In Mexico, 2017 has been the worst year of the past two decades. According to the Ministry of the Interior, in the period from January to November, the number of murder victims was 26,573. October broke the record with 2,764 murders, but the average has remained at more than 2,000 per month during the year, which will end with over 28,000 dead. Thirty percent of all cases are concentrated in four Mexican states (Baja California, Guerrero, Estado de México and Veracruz), but no region is immune from the violence that has become a structural feature.
The death toll is worse than in 2011, the most terrible year of the “war on drugs” in the era of President Felipe Calderón, when 27,199 murder victims were recorded—a rate of 24 per 100,000 inhabitants. According to the National Institute of Statistics, in the 11 years of militarized fighting against the drug cartels there have been 240,000 murders and an impressive number of desaparecidos (disappearances)—nearly 35,000 people.
It is difficult to determine exactly how many of these high-impact crimes are actually attributable to this internal conflict and how many are instead related to other factors, but according to the officials of the Calderón and Peña governments, about 70 percent of the violent deaths in the country are attributable to organized crime or to the police and military forces deployed across the territory. All the while, up until 2007—before the “narco war” strategy was fully implemented—murder rates in Mexico were at historic lows, around eight per 100,000 inhabitants, a figure comparable, for instance, with the murder rate in the U.S.
According to Mike Vigil, a former agent of the U.S. Drug Enforcement Agency and an expert in the fight against organized crime, there are various reasons for the surge in killings, but the main ones are the fragmentation of large cartels into smaller and more violent cells, fighting each other for control of the areas where illicit crops are cultivated, and also the corruption of the law enforcement bodies.
With a tweet sent on Jan. 8, 2016, President Enrique Peña Nieto celebrated the third recapture of the head of the Sinaloa cartel, nicknamed “El Chapo,” who had made the government look like fools six months earlier with his escape from a maximum security prison and with the airing of an interview with him by the actors Sean Penn and Kate del Castillo. “Mission accomplished: We have him. I want to inform the Mexican people that Joaquín Guzmán has been arrested.”
The cartel boss was extradited to the U.S. in January, but his organization remains active under the leadership of his sons, Iván Archivaldo and Alfredo, his brother Aureliano, and his old partner Ismael El Mayo Zambada.
The case of “El Chapo” is the most famous, but no less than 107 of the 122 most dangerous Mexican criminals have been killed or arrested in recent years. However, the violence and drug trafficking have not seen any decrease. Therefore, is clear that “the leaders are not as important for their operations as the government expects, the criminal organizations are fragmenting but do not disappear, and they enter into deadly conflicts until a new boss, or several, arises to replace the former,” according to a recent report by the American Congress Research Service (CRS).

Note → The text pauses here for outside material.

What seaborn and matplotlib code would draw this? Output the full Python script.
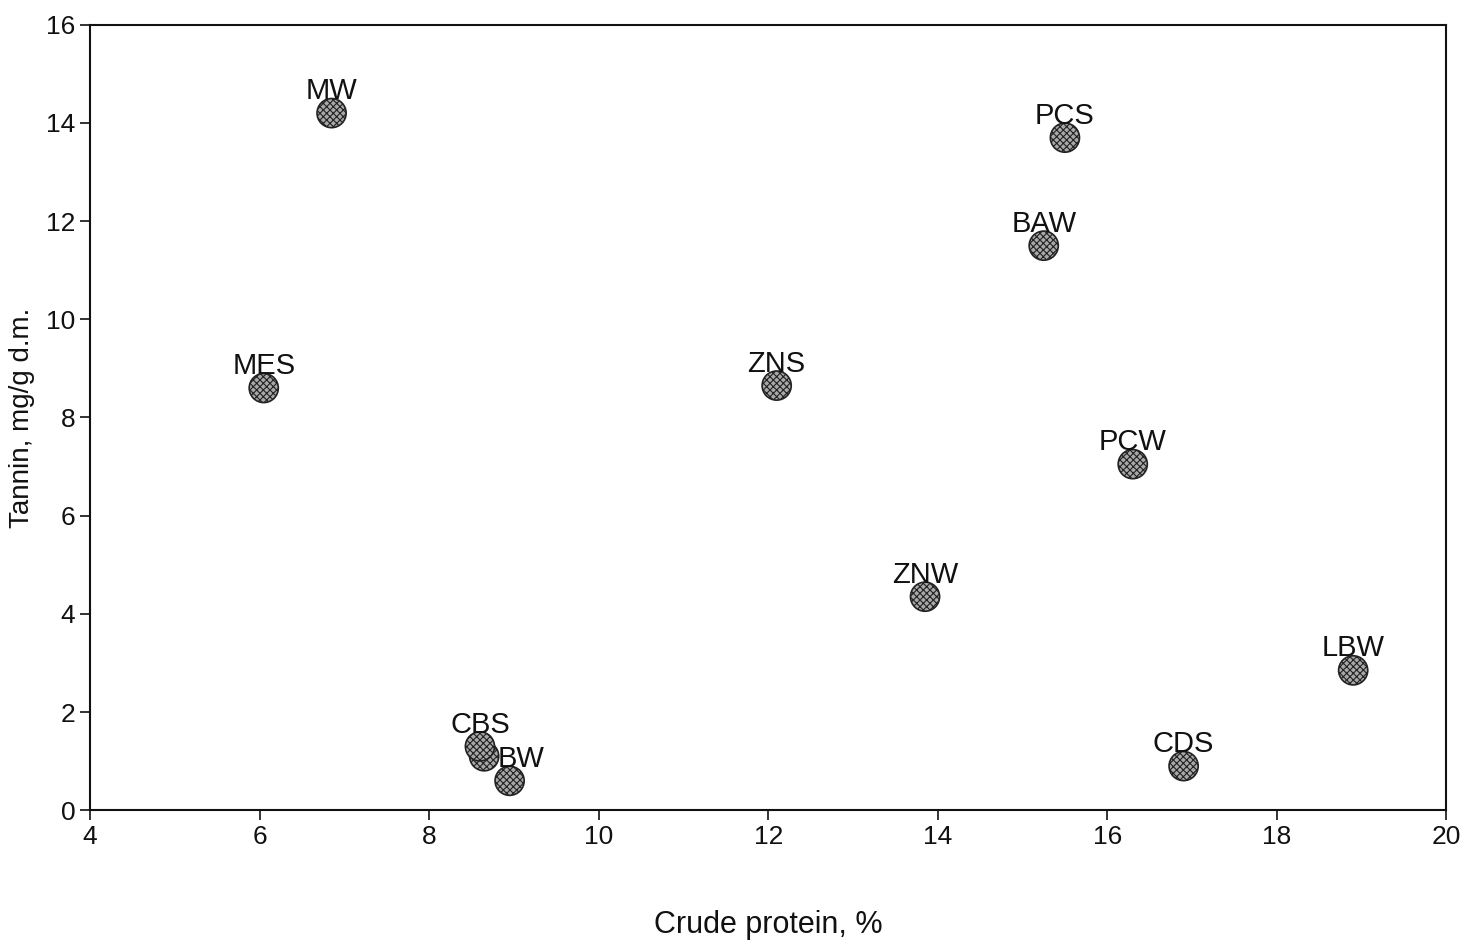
import matplotlib
matplotlib.use("Agg")
import matplotlib.pyplot as plt
import seaborn as sns
import pandas as pd

# Data
names = ["MW", "PCS", "BAW", "MES", "ZNS", "PCW", "ZNW", "LBW", "CBS", "", "BW", "CDS"]
crude_protein = [6.85, 15.5, 15.25, 6.05, 12.1, 16.3, 13.85, 18.9, 8.6, 8.65, 8.95, 16.9]
tannin = [14.2, 13.7, 11.5, 8.6, 8.65, 7.05, 4.35, 2.85, 1.3, 1.1, 0.6, 0.9]
x_ticks = [4, 6, 8, 10, 12, 14, 16, 18, 20]
y_ticks = [0, 2, 4, 6, 8, 10, 12, 14, 16]

df = pd.DataFrame({"name": names, "cp": crude_protein, "tannin": tannin})

sns.set_theme(style="white")
plt.rcParams["font.family"] = ["Liberation Sans", "DejaVu Sans"]
plt.rcParams["hatch.color"] = "#333333"
plt.rcParams["hatch.linewidth"] = 0.8

fig = plt.figure(figsize=(14.82, 9.51), dpi=100)
ax = fig.add_axes([0.0607, 0.148, 0.9153, 0.826])

# draw the hidden point first so CBS lies on top
order = [9] + [i for i in range(len(names)) if i != 9]
df_o = df.iloc[order]
sns.scatterplot(data=df_o, x="cp", y="tannin", ax=ax, s=440, color="#a8a8a8",
                edgecolor="#222222", linewidth=1.2, zorder=3, legend=False)
for coll in ax.collections:
    coll.set_hatch("xxxxx")

for n, xv, yv in zip(names, crude_protein, tannin):
    if not n:
        continue
    dx = 8 if n == "BW" else 0
    ax.annotate(n, (xv, yv), xytext=(dx, 10), textcoords="offset points",
                ha="center", va="baseline", fontsize=21, color="#111111", zorder=5)

ax.set_xlim(4, 20)
ax.set_ylim(0, 16)
ax.set_xticks(x_ticks)
ax.set_yticks(y_ticks)
ax.tick_params(axis="both", direction="out", length=7, width=1.2, labelsize=19,
               colors="#111111", left=True, bottom=True)
for sp in ax.spines.values():
    sp.set_color("#111111")
    sp.set_linewidth(1.5)

ax.set_xlabel("Crude protein, %", fontsize=22, labelpad=44, color="#111111")
ax.set_ylabel("Tannin, mg/g d.m.", fontsize=20, labelpad=8, color="#111111")

fig.savefig("out.png", dpi=100, facecolor="white")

“The large hierarchical groups, such as the Medellín or Cali cartels in Colombia, are gone. Today, the leaders have realized that in order to survive they need not only to internationalize and associate with other groups, but also to divide themselves into cells,” Ricardo Ravelo, a Mexican journalist and expert in security and narcos, explained to il manifesto.
Peña’s preferred solution, based on the criminalization of drug use and the deployment of the armed forces, legitimized by the recent approval of a law that expands the functions of the military in the area of public safety, has only made the situation worse. “Faced with this situation, in which it is obvious that organized crime is undergoing a boom, the Peña government has done nothing,” Ravelo explains. “Without a clear plan to curb the violence, the country is moving toward becoming a ‘mafiocracy’ where organized crime can do everything it wants: impose candidates, finance election campaigns, do their business undisturbed, and enjoy full security and impunity.”